Retype each line exactly. Skip images.

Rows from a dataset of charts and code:
◇ ◇ ◇ ◇ ◇
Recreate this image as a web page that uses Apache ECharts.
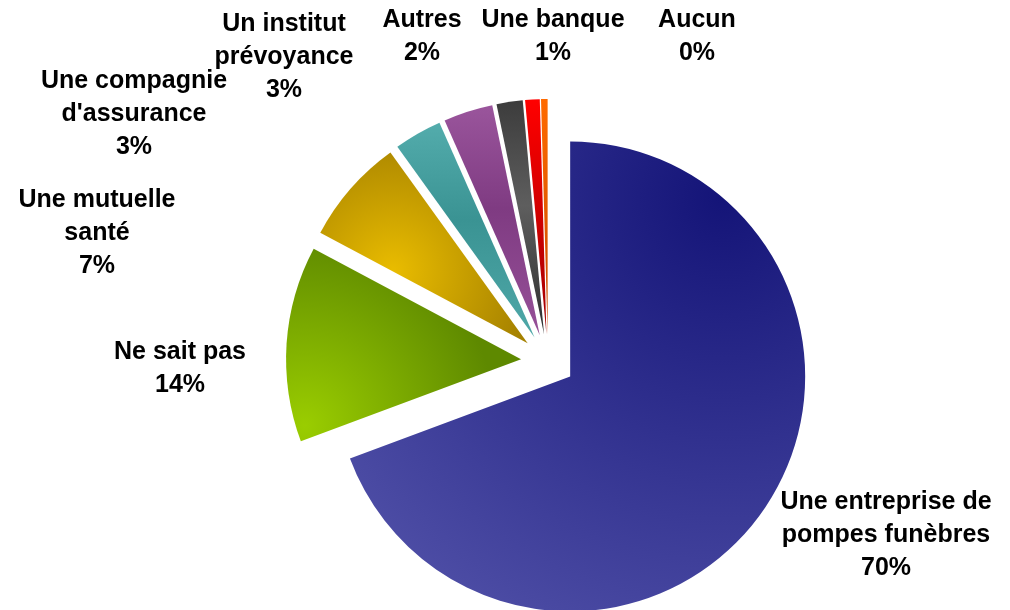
<!DOCTYPE html>
<html>
<head>
<meta charset="utf-8">
<script src="https://cdn.jsdelivr.net/npm/echarts@6/dist/echarts.min.js"></script>
<style>
  html, body { margin: 0; padding: 0; background: #ffffff; }
  #chart { width: 1010px; height: 610px; }
</style>
</head>
<body>
<div id="chart"></div>
<script>
// Slice names (line breaks as shown in the labels)
const categories = [
  'Une entreprise de\npompes funèbres',
  'Ne sait pas',
  'Une mutuelle\nsanté',
  "Une compagnie\nd'assurance",
  'Un institut\nprévoyance',
  'Autres',
  'Une banque',
  'Aucun'
];

// Share of answers, in percent
const shares = [69.5, 13.5, 7.3, 3.3, 3.4, 1.8, 1.0, 0.45];

// Label anchor points (centre of each text block)
const labelCenters = [
  [886, 535], [180, 369], [97, 233], [134, 114],
  [284, 57], [422, 37], [553, 37], [697, 37]
];

const G = echarts.graphic;
const fills = [
  new G.RadialGradient(0.82, 0.12, 1.15, [
    { offset: 0, color: '#141478' }, { offset: 1, color: '#5252a9' }
  ]),
  new G.RadialGradient(0.08, 0.92, 1.0, [
    { offset: 0, color: '#9acd00' }, { offset: 1, color: '#5e8900' }
  ]),
  new G.RadialGradient(0.35, 0.62, 0.75, [
    { offset: 0, color: '#e9bc00' }, { offset: 1, color: '#a58100' }
  ]),
  new G.LinearGradient(0, 0, 0, 1, [
    { offset: 0, color: '#53acac' }, { offset: 0.45, color: '#3a9393' }, { offset: 1, color: '#4fa8a8' }
  ]),
  new G.LinearGradient(0, 0, 0, 1, [
    { offset: 0, color: '#9a559c' }, { offset: 0.45, color: '#7f3b82' }, { offset: 1, color: '#965098' }
  ]),
  new G.LinearGradient(0, 0, 0, 1, [
    { offset: 0, color: '#3c3c3c' }, { offset: 0.45, color: '#5e5e5e' }, { offset: 1, color: '#2e2e2e' }
  ]),
  new G.LinearGradient(0, 0, 0, 1, [
    { offset: 0, color: '#ff0000' }, { offset: 1, color: '#a00000' }
  ]),
  new G.LinearGradient(0, 0, 0, 1, [
    { offset: 0, color: '#ff6a00' }, { offset: 1, color: '#c64800' }
  ])
];

const labelFont = 'bold 25px "Liberation Sans", Arial, sans-serif';

// Category labels: name plus rounded share, each centred on its anchor
const labelTexts = categories.map((name, i) => ({
  type: 'text',
  silent: true,
  style: {
    text: name + '\n' + Math.round(shares[i]) + '%',
    x: labelCenters[i][0],
    y: labelCenters[i][1],
    font: labelFont,
    lineHeight: 33,
    fill: '#000000',
    align: 'center',
    verticalAlign: 'middle'
  }
}));

const chart = echarts.init(document.getElementById('chart'), null, { renderer: 'canvas' });

chart.setOption({
  animation: false,
  backgroundColor: '#ffffff',
  graphic: labelTexts,
  series: [{
    type: 'pie',
    center: [548, 361],
    radius: 235,
    startAngle: 90,
    clockwise: true,
    selectedMode: 'multiple',
    selectedOffset: 27,
    minAngle: 0,
    emphasis: { scale: false },
    label: { show: false },
    labelLine: { show: false },
    data: categories.map((name, i) => ({
      name: name,
      value: shares[i],
      selected: true,
      itemStyle: { color: fills[i] }
    }))
  }]
});
</script>
</body>
</html>
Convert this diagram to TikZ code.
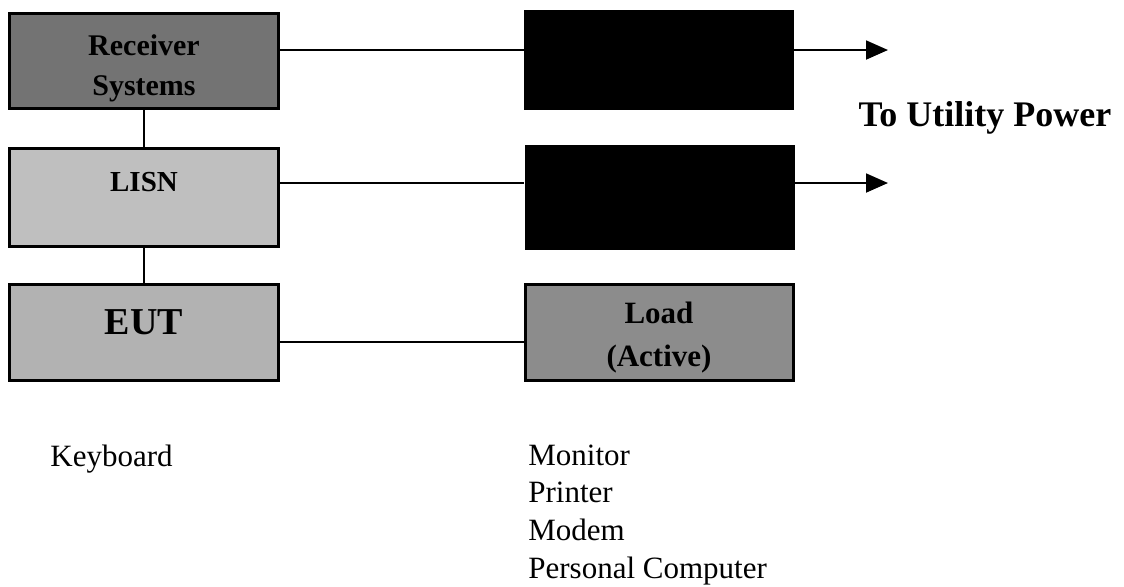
\documentclass[tikz,border=0pt]{standalone}
\usepackage{fontspec}
\setmainfont{Liberation Serif}
\usetikzlibrary{arrows.meta,positioning}

\tikzset{
  caja/.style={draw, line width=1.5pt, inner sep=0pt,
               minimum width=134.5pt, minimum height=48pt},
  rotulo/.style={align=center, inner sep=0pt, font=\bfseries\fontsize{15}{20}\selectfont},
  bloque/.style={fill=black, inner sep=0pt, minimum width=135pt},
  linea/.style={line width=0.8pt},
  salida/.style={line width=0.9pt, -{Triangle[length=11pt,width=9.5pt]}},
  nota/.style={inner sep=0pt, align=left, font=\fontsize{15.5}{18.8}\selectfont}
}

\begin{document}
\begin{tikzpicture}[x=0.5pt, y=-0.5pt]
    \useasboundingbox (0,0) rectangle (1124,586);

    % Columna izquierda
    \node[caja, fill=black!55, minimum height=47.5pt] (rcv) at (144,61) {};
    \node[caja, fill=black!25, minimum height=49pt] (lisn) at (144,197.5) {};
    \node[caja, fill=black!30] (eut) at (144,332.5) {};
    \node[rotulo] (rcvtxt) at ([yshift=-3.5pt]rcv.center) {Receiver\\Systems};
    \node[rotulo, font=\bfseries\fontsize{14.5}{17}\selectfont] (lisntxt)
         at ([yshift=-17.5pt]lisn.north) {LISN};
    \node[rotulo, font=\bfseries\fontsize{19}{22}\selectfont] (euttxt)
         at ([yshift=5pt]eut.center) {EUT};

    % Columna derecha
    \node[bloque, minimum height=50pt] (blk1) at (659,60) {};
    \node[bloque, minimum height=52.5pt] (blk2) at (659.5,197.5) {};
    \node[caja, fill=black!45, minimum width=134pt] (load) at (659,332) {};
    \node[rotulo, font=\bfseries\fontsize{15.5}{21.5}\selectfont] (loadtxt)
         at ([yshift=-3pt]load.center) {Load\\(Active)};

    % Uniones
    \coordinate (out1) at (888,50);
    \coordinate (out2) at (888,183);
    \coordinate (link) at (400,342);
    \draw[linea] (rcv.south) -- (lisn.north);
    \draw[linea] (lisn.south) -- (eut.north);
    \draw[linea] (rcv.east |- out1) -- (blk1.west |- out1);
    \draw[linea] (lisn.east |- out2) -- (blk2.west |- out2);
    \draw[linea] (eut.east |- link) -- (load.west |- link);
    \draw[salida] (blk1.east |- out1) -- (out1);
    \draw[salida] (blk2.east |- out2) -- (out2);

    % Etiquetas
    \node[font=\bfseries\fontsize{18}{21}\selectfont] (util) at (985,118)
         {To Utility Power};
    \node[nota, anchor=base west] (kbd) at (50,466) {Keyboard};
    \node[nota, anchor=base west] (devs) at (528,578)
         {Monitor\\Printer\\Modem\\Personal Computer};
\end{tikzpicture}
\end{document}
◇ ◇ ◇ ◇ ◇
**Reply**
Recreate this image as a web page that uses Apache ECharts.
<!DOCTYPE html>
<html>
<head>
<meta charset="utf-8">
<script src="https://cdn.jsdelivr.net/npm/echarts@6/dist/echarts.min.js"></script>
<style>
  html, body { margin: 0; padding: 0; background: #ffffff; }
  #chart { width: 1010px; height: 610px; }
</style>
</head>
<body>
<div id="chart"></div>
<script>
// Slice names (line breaks as shown in the labels)
const categories = [
  'Une entreprise de\npompes funèbres',
  'Ne sait pas',
  'Une mutuelle\nsanté',
  "Une compagnie\nd'assurance",
  'Un institut\nprévoyance',
  'Autres',
  'Une banque',
  'Aucun'
];

// Share of answers, in percent
const shares = [69.5, 13.5, 7.3, 3.3, 3.4, 1.8, 1.0, 0.45];

// Label anchor points (centre of each text block)
const labelCenters = [
  [886, 535], [180, 369], [97, 233], [134, 114],
  [284, 57], [422, 37], [553, 37], [697, 37]
];

const G = echarts.graphic;
const fills = [
  new G.RadialGradient(0.82, 0.12, 1.15, [
    { offset: 0, color: '#141478' }, { offset: 1, color: '#5252a9' }
  ]),
  new G.RadialGradient(0.08, 0.92, 1.0, [
    { offset: 0, color: '#9acd00' }, { offset: 1, color: '#5e8900' }
  ]),
  new G.RadialGradient(0.35, 0.62, 0.75, [
    { offset: 0, color: '#e9bc00' }, { offset: 1, color: '#a58100' }
  ]),
  new G.LinearGradient(0, 0, 0, 1, [
    { offset: 0, color: '#53acac' }, { offset: 0.45, color: '#3a9393' }, { offset: 1, color: '#4fa8a8' }
  ]),
  new G.LinearGradient(0, 0, 0, 1, [
    { offset: 0, color: '#9a559c' }, { offset: 0.45, color: '#7f3b82' }, { offset: 1, color: '#965098' }
  ]),
  new G.LinearGradient(0, 0, 0, 1, [
    { offset: 0, color: '#3c3c3c' }, { offset: 0.45, color: '#5e5e5e' }, { offset: 1, color: '#2e2e2e' }
  ]),
  new G.LinearGradient(0, 0, 0, 1, [
    { offset: 0, color: '#ff0000' }, { offset: 1, color: '#a00000' }
  ]),
  new G.LinearGradient(0, 0, 0, 1, [
    { offset: 0, color: '#ff6a00' }, { offset: 1, color: '#c64800' }
  ])
];

const labelFont = 'bold 25px "Liberation Sans", Arial, sans-serif';

// Category labels: name plus rounded share, each centred on its anchor
const labelTexts = categories.map((name, i) => ({
  type: 'text',
  silent: true,
  style: {
    text: name + '\n' + Math.round(shares[i]) + '%',
    x: labelCenters[i][0],
    y: labelCenters[i][1],
    font: labelFont,
    lineHeight: 33,
    fill: '#000000',
    align: 'center',
    verticalAlign: 'middle'
  }
}));

const chart = echarts.init(document.getElementById('chart'), null, { renderer: 'canvas' });

chart.setOption({
  animation: false,
  backgroundColor: '#ffffff',
  graphic: labelTexts,
  series: [{
    type: 'pie',
    center: [548, 361],
    radius: 235,
    startAngle: 90,
    clockwise: true,
    selectedMode: 'multiple',
    selectedOffset: 27,
    minAngle: 0,
    emphasis: { scale: false },
    label: { show: false },
    labelLine: { show: false },
    data: categories.map((name, i) => ({
      name: name,
      value: shares[i],
      selected: true,
      itemStyle: { color: fills[i] }
    }))
  }]
});
</script>
</body>
</html>
Convert this diagram to TikZ code.
\documentclass[tikz,border=0pt]{standalone}
\usepackage{fontspec}
\setmainfont{Liberation Serif}
\usetikzlibrary{arrows.meta,positioning}

\tikzset{
  caja/.style={draw, line width=1.5pt, inner sep=0pt,
               minimum width=134.5pt, minimum height=48pt},
  rotulo/.style={align=center, inner sep=0pt, font=\bfseries\fontsize{15}{20}\selectfont},
  bloque/.style={fill=black, inner sep=0pt, minimum width=135pt},
  linea/.style={line width=0.8pt},
  salida/.style={line width=0.9pt, -{Triangle[length=11pt,width=9.5pt]}},
  nota/.style={inner sep=0pt, align=left, font=\fontsize{15.5}{18.8}\selectfont}
}

\begin{document}
\begin{tikzpicture}[x=0.5pt, y=-0.5pt]
    \useasboundingbox (0,0) rectangle (1124,586);

    % Columna izquierda
    \node[caja, fill=black!55, minimum height=47.5pt] (rcv) at (144,61) {};
    \node[caja, fill=black!25, minimum height=49pt] (lisn) at (144,197.5) {};
    \node[caja, fill=black!30] (eut) at (144,332.5) {};
    \node[rotulo] (rcvtxt) at ([yshift=-3.5pt]rcv.center) {Receiver\\Systems};
    \node[rotulo, font=\bfseries\fontsize{14.5}{17}\selectfont] (lisntxt)
         at ([yshift=-17.5pt]lisn.north) {LISN};
    \node[rotulo, font=\bfseries\fontsize{19}{22}\selectfont] (euttxt)
         at ([yshift=5pt]eut.center) {EUT};

    % Columna derecha
    \node[bloque, minimum height=50pt] (blk1) at (659,60) {};
    \node[bloque, minimum height=52.5pt] (blk2) at (659.5,197.5) {};
    \node[caja, fill=black!45, minimum width=134pt] (load) at (659,332) {};
    \node[rotulo, font=\bfseries\fontsize{15.5}{21.5}\selectfont] (loadtxt)
         at ([yshift=-3pt]load.center) {Load\\(Active)};

    % Uniones
    \coordinate (out1) at (888,50);
    \coordinate (out2) at (888,183);
    \coordinate (link) at (400,342);
    \draw[linea] (rcv.south) -- (lisn.north);
    \draw[linea] (lisn.south) -- (eut.north);
    \draw[linea] (rcv.east |- out1) -- (blk1.west |- out1);
    \draw[linea] (lisn.east |- out2) -- (blk2.west |- out2);
    \draw[linea] (eut.east |- link) -- (load.west |- link);
    \draw[salida] (blk1.east |- out1) -- (out1);
    \draw[salida] (blk2.east |- out2) -- (out2);

    % Etiquetas
    \node[font=\bfseries\fontsize{18}{21}\selectfont] (util) at (985,118)
         {To Utility Power};
    \node[nota, anchor=base west] (kbd) at (50,466) {Keyboard};
    \node[nota, anchor=base west] (devs) at (528,578)
         {Monitor\\Printer\\Modem\\Personal Computer};
\end{tikzpicture}
\end{document}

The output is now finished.